Let $m$ and $n$ be the roots of $P(x)=ax^2+bx+c$. Find the coefficients of the quadratic polynomial whose roots are $m^2-n$ and $n^2-m$.
Let $\alpha$ and $\beta$ be the roots of $x^2+px+1$, and let $\gamma$ and $\sigma$ be the roots of $x^2+qx+1$.
Show
$$(\alpha - \gamma)(\beta-\gamma)(\alpha+\sigma)(\beta+\sigma) = q^2 - p^2$$
Let $b \ge 0$ be a real number. The product of the four real roots of the equations $x^2+2bx+c=0$ and $x^2+2cx+b=0$ is equal to $1$. Find the values of $b$ and $c$.
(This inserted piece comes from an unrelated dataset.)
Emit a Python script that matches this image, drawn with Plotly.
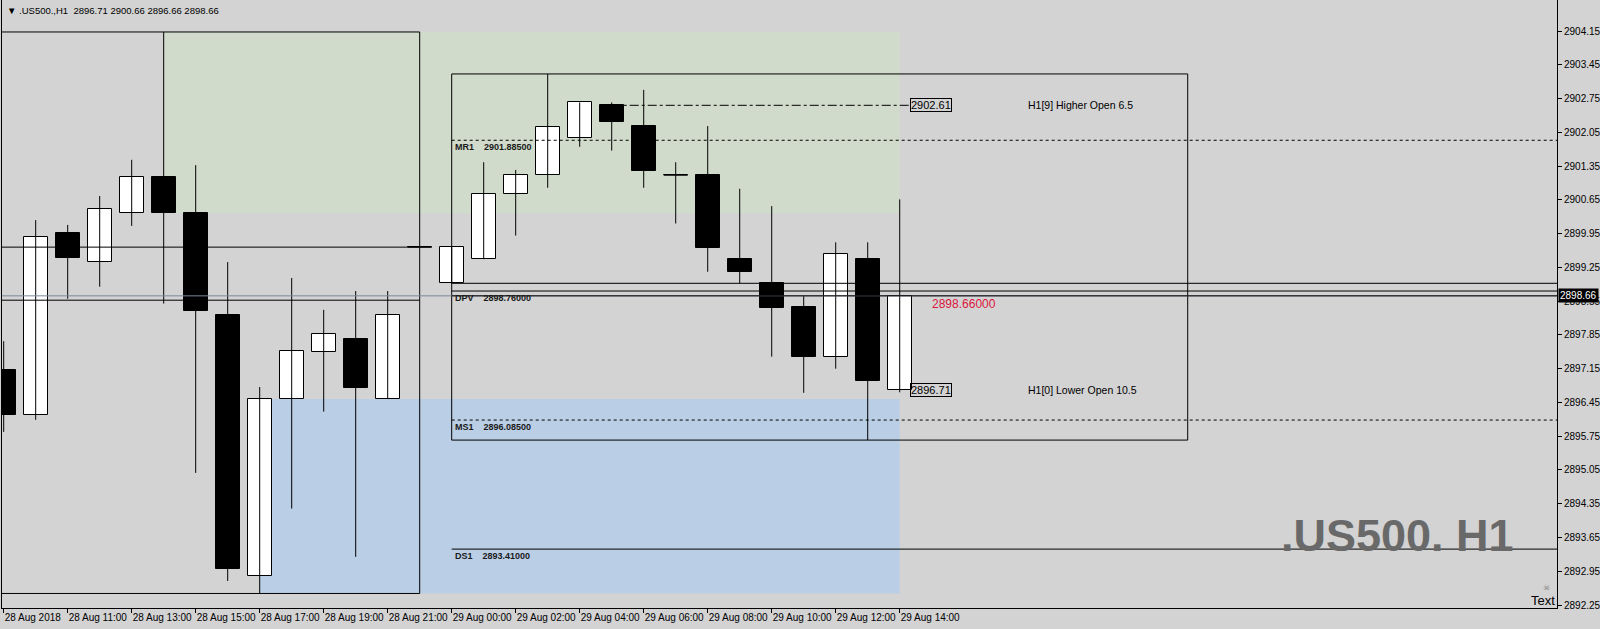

Show that if $a$, $b$, $c$ are the lengths of the sides of a triangle, then the equation
$$b^2x^2+(b^2+c^2-a^2)x + c^2=0$$
does not have any real roots.
Let $x_1$ and $x_2$ be the two roots of equation $x^2 − 3x + 2 = 0$. Find the following values without
computing $x_1$ and $x_2$ directly.
i) $x_1^4 + x_2^4$
ii) $x_1 - x_2$
(Note: for (i) above, how many different solutions can you find?)
Find the sum of all possible integer values of $a$ such that the equation $(a + 1)x^2-(a^2 + 1)x + (2a^2 − 6) = 0$ is solvable in integers.
Let $f(x)=a_0+a_1x+a_2x^2+\cdots +a_nx^n$ be a $n$-degree polynomial and all its coefficients $a_i$ $(0\le i\le n)$ be either $1$ or $-1$. If $f(x)$ has only real roots, what is the maximum value of $n$?
Prove that, if $|\alpha| < 2\sqrt{2}$, then there is no value of $x$ for which $$x^2-\alpha|x| + 2 < 0\qquad\qquad(*)$$
Find the solution set of (*) for $\alpha=3$.
For $\alpha > 2\sqrt{2}$, then the sum of the lengths of the intervals in which $x$ satisfies (*) is denoted by $S$. Find $S$ in terns of $\alpha$ and deduce that $S < 2\alpha$.